GOAL => Write out the listing below without alteration, omitting its pictures.

==== DATASET SECTION ====

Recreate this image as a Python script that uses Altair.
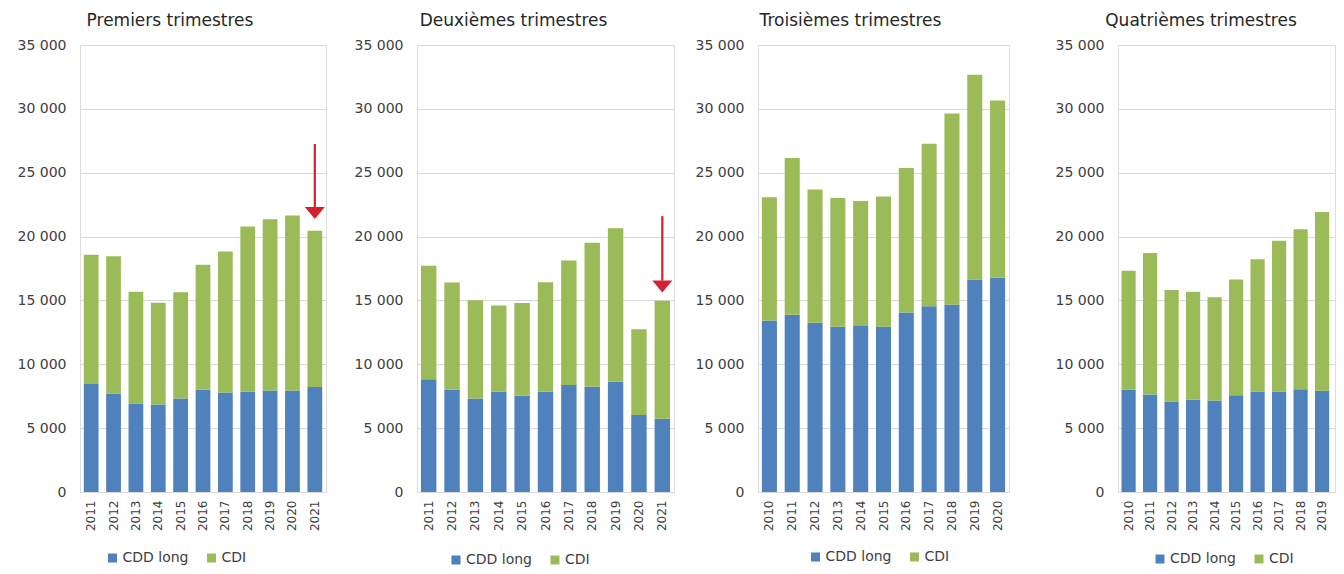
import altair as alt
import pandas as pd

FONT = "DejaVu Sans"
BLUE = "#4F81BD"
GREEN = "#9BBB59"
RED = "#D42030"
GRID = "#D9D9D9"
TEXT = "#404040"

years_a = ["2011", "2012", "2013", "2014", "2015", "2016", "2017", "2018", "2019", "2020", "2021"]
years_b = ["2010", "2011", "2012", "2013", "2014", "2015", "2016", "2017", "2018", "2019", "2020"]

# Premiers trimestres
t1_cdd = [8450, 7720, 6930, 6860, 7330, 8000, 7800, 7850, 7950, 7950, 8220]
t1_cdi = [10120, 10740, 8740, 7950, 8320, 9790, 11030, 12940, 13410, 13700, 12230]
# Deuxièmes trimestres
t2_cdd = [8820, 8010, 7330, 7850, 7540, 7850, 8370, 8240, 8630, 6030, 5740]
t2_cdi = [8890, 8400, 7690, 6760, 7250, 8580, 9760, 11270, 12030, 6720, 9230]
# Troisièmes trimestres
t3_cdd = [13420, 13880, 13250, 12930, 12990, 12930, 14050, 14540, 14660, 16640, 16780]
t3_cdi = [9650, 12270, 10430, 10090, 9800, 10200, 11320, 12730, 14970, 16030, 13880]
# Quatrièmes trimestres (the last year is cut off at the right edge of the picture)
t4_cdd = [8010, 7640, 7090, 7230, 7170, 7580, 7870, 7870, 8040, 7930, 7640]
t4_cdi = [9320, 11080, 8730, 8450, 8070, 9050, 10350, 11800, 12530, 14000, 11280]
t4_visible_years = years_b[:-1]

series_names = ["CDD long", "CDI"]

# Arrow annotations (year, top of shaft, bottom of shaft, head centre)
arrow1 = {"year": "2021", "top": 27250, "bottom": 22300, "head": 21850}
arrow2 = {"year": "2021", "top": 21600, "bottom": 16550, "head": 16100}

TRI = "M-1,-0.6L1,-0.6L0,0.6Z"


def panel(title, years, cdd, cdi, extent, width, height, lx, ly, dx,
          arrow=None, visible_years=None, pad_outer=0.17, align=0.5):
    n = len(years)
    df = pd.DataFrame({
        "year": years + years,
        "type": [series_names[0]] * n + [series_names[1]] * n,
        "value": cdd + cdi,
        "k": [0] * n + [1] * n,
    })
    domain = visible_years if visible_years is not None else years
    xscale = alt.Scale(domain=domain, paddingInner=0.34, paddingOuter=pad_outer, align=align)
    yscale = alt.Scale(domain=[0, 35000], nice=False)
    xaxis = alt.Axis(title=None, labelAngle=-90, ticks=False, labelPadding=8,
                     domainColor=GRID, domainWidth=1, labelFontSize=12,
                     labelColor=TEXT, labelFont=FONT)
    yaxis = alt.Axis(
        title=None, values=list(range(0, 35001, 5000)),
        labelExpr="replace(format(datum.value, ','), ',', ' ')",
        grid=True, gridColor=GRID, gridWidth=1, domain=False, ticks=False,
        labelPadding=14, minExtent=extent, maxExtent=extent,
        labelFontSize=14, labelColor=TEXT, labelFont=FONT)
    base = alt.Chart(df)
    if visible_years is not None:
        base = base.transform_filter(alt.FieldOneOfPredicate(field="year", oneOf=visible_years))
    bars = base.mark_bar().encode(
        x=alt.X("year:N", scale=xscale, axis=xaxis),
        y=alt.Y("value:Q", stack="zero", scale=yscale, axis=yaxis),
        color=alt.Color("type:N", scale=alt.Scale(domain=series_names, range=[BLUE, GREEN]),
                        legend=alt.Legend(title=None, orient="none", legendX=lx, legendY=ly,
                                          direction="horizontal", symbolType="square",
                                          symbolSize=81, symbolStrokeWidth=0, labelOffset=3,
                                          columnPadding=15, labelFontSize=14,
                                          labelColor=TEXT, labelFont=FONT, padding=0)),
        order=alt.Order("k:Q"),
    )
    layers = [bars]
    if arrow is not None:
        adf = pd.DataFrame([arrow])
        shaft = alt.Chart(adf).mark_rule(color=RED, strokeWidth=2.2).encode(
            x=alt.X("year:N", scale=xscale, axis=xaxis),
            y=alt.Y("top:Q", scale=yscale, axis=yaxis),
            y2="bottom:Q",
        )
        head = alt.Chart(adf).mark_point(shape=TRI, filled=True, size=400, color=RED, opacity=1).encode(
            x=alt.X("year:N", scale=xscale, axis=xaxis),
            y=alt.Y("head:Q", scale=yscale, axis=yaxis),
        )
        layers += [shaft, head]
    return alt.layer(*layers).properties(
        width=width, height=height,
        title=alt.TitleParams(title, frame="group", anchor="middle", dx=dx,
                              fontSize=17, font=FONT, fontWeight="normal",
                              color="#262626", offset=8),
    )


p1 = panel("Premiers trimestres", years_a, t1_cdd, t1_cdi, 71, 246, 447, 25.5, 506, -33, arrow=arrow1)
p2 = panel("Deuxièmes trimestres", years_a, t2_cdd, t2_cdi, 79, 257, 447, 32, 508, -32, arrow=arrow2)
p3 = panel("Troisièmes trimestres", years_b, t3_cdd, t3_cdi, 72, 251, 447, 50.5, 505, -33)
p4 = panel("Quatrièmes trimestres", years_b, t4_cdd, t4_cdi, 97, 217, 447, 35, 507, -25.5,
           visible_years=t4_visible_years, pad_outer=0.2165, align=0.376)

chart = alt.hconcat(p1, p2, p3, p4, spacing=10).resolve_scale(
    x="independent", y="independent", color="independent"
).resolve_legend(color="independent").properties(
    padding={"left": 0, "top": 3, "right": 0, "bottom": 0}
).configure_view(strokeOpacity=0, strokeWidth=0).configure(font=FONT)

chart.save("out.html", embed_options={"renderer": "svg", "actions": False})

====

TASK SOLUTION =>
Recreate this image as a Python script that uses Altair.
import altair as alt
import pandas as pd

FONT = "DejaVu Sans"
BLUE = "#4F81BD"
GREEN = "#9BBB59"
RED = "#D42030"
GRID = "#D9D9D9"
TEXT = "#404040"

years_a = ["2011", "2012", "2013", "2014", "2015", "2016", "2017", "2018", "2019", "2020", "2021"]
years_b = ["2010", "2011", "2012", "2013", "2014", "2015", "2016", "2017", "2018", "2019", "2020"]

# Premiers trimestres
t1_cdd = [8450, 7720, 6930, 6860, 7330, 8000, 7800, 7850, 7950, 7950, 8220]
t1_cdi = [10120, 10740, 8740, 7950, 8320, 9790, 11030, 12940, 13410, 13700, 12230]
# Deuxièmes trimestres
t2_cdd = [8820, 8010, 7330, 7850, 7540, 7850, 8370, 8240, 8630, 6030, 5740]
t2_cdi = [8890, 8400, 7690, 6760, 7250, 8580, 9760, 11270, 12030, 6720, 9230]
# Troisièmes trimestres
t3_cdd = [13420, 13880, 13250, 12930, 12990, 12930, 14050, 14540, 14660, 16640, 16780]
t3_cdi = [9650, 12270, 10430, 10090, 9800, 10200, 11320, 12730, 14970, 16030, 13880]
# Quatrièmes trimestres (the last year is cut off at the right edge of the picture)
t4_cdd = [8010, 7640, 7090, 7230, 7170, 7580, 7870, 7870, 8040, 7930, 7640]
t4_cdi = [9320, 11080, 8730, 8450, 8070, 9050, 10350, 11800, 12530, 14000, 11280]
t4_visible_years = years_b[:-1]

series_names = ["CDD long", "CDI"]

# Arrow annotations (year, top of shaft, bottom of shaft, head centre)
arrow1 = {"year": "2021", "top": 27250, "bottom": 22300, "head": 21850}
arrow2 = {"year": "2021", "top": 21600, "bottom": 16550, "head": 16100}

TRI = "M-1,-0.6L1,-0.6L0,0.6Z"


def panel(title, years, cdd, cdi, extent, width, height, lx, ly, dx,
          arrow=None, visible_years=None, pad_outer=0.17, align=0.5):
    n = len(years)
    df = pd.DataFrame({
        "year": years + years,
        "type": [series_names[0]] * n + [series_names[1]] * n,
        "value": cdd + cdi,
        "k": [0] * n + [1] * n,
    })
    domain = visible_years if visible_years is not None else years
    xscale = alt.Scale(domain=domain, paddingInner=0.34, paddingOuter=pad_outer, align=align)
    yscale = alt.Scale(domain=[0, 35000], nice=False)
    xaxis = alt.Axis(title=None, labelAngle=-90, ticks=False, labelPadding=8,
                     domainColor=GRID, domainWidth=1, labelFontSize=12,
                     labelColor=TEXT, labelFont=FONT)
    yaxis = alt.Axis(
        title=None, values=list(range(0, 35001, 5000)),
        labelExpr="replace(format(datum.value, ','), ',', ' ')",
        grid=True, gridColor=GRID, gridWidth=1, domain=False, ticks=False,
        labelPadding=14, minExtent=extent, maxExtent=extent,
        labelFontSize=14, labelColor=TEXT, labelFont=FONT)
    base = alt.Chart(df)
    if visible_years is not None:
        base = base.transform_filter(alt.FieldOneOfPredicate(field="year", oneOf=visible_years))
    bars = base.mark_bar().encode(
        x=alt.X("year:N", scale=xscale, axis=xaxis),
        y=alt.Y("value:Q", stack="zero", scale=yscale, axis=yaxis),
        color=alt.Color("type:N", scale=alt.Scale(domain=series_names, range=[BLUE, GREEN]),
                        legend=alt.Legend(title=None, orient="none", legendX=lx, legendY=ly,
                                          direction="horizontal", symbolType="square",
                                          symbolSize=81, symbolStrokeWidth=0, labelOffset=3,
                                          columnPadding=15, labelFontSize=14,
                                          labelColor=TEXT, labelFont=FONT, padding=0)),
        order=alt.Order("k:Q"),
    )
    layers = [bars]
    if arrow is not None:
        adf = pd.DataFrame([arrow])
        shaft = alt.Chart(adf).mark_rule(color=RED, strokeWidth=2.2).encode(
            x=alt.X("year:N", scale=xscale, axis=xaxis),
            y=alt.Y("top:Q", scale=yscale, axis=yaxis),
            y2="bottom:Q",
        )
        head = alt.Chart(adf).mark_point(shape=TRI, filled=True, size=400, color=RED, opacity=1).encode(
            x=alt.X("year:N", scale=xscale, axis=xaxis),
            y=alt.Y("head:Q", scale=yscale, axis=yaxis),
        )
        layers += [shaft, head]
    return alt.layer(*layers).properties(
        width=width, height=height,
        title=alt.TitleParams(title, frame="group", anchor="middle", dx=dx,
                              fontSize=17, font=FONT, fontWeight="normal",
                              color="#262626", offset=8),
    )


p1 = panel("Premiers trimestres", years_a, t1_cdd, t1_cdi, 71, 246, 447, 25.5, 506, -33, arrow=arrow1)
p2 = panel("Deuxièmes trimestres", years_a, t2_cdd, t2_cdi, 79, 257, 447, 32, 508, -32, arrow=arrow2)
p3 = panel("Troisièmes trimestres", years_b, t3_cdd, t3_cdi, 72, 251, 447, 50.5, 505, -33)
p4 = panel("Quatrièmes trimestres", years_b, t4_cdd, t4_cdi, 97, 217, 447, 35, 507, -25.5,
           visible_years=t4_visible_years, pad_outer=0.2165, align=0.376)

chart = alt.hconcat(p1, p2, p3, p4, spacing=10).resolve_scale(
    x="independent", y="independent", color="independent"
).resolve_legend(color="independent").properties(
    padding={"left": 0, "top": 3, "right": 0, "bottom": 0}
).configure_view(strokeOpacity=0, strokeWidth=0).configure(font=FONT)

chart.save("out.html", embed_options={"renderer": "svg", "actions": False})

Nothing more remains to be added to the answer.